AA for the world please!
(I also replaced my Sony alpha nex camera with a Canon, why? The Sony battery is expensive and thus, a financial waste - pardon the pun)
I have a pack of Eneloop rechargeable batteries. When my batteries die, the Xbox complains, I pull the batteries, put them in the charger, take some charged batteries, put them in the controller, and I'm back gaming in about a minute.
I consider this an advantage of the Xbox controller over the PSx controllers.
I have regular rechargeable AA's that can charge to 90% in 30 min and 100% in an hour. They last for like 30 hours in the controller. Any NIMH battery will work.
Then about 3 weeks ago I bought some rechargable lithium batteries. Still testing to see how long they last but one thing I like better is vibration is always strong because lithium batteries always provide full voltage until they are dead. Charge time for them is an hour. They fast charge for 45min and trickle for 15 for the last 10%.
I absolutely hate not being able to change batteries. When my playstation controller dies after a massive 3 hours it drives me nutts.
So just get a good charger and some amazon brand rechargeable batteries and you're good to go. If you don't mind sacrificing some charge cycles I also recommend getting a 15 or 30 min charger. They remove about 10% from the total number of times you can recharge the batteries but it's kinda worth it.
A good example would be last gen when my DS4 needed a replacement battery. Now, to fix this, I have to open up the controller and swap the battery pack after ordering one. It's technically not really meant to be user serviceable despite how easy it is.
The Xbox gives you a good bit of warning before your batteries completely die and just about everyone who owns an Xbox either has rechargable AA batteries, a ton of regular AA batteries, or battery packs on hand. When my controller died, all I needed to do was swap out the rechargeable AA batteries that I've had forever. I've since swapped to a rechargeable battery pack that has a charging station.
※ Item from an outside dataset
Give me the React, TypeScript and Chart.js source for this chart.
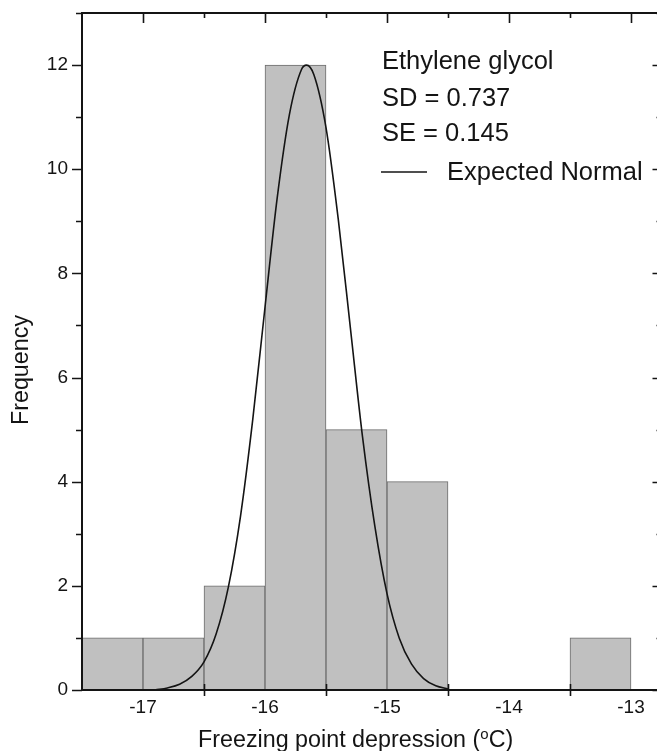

Which brings me to my next point. You have a bunch of battery packs already and the old packs work on the new controllers, so why not use one of those? This whole article seemed less like a review and more like a reason to tout "AA BATTERIES BAD"
And that's besides the fact that I can pick up an Xbox controller that hasn't been used in years and it'll be usable in however long it takes me to take AAs out of my Series X controller and move them to the other one (or, just use another pair of AAs, if I want). If I grab an old PS controller, I have to tether to the machine or wait for them to charge. I much prefer replaceable batteries to fixed-batteries.
And I'd much rather not have a battery ecosystem that's limited to one particular controller when I can have an ecosystem that can be used across many, many devices.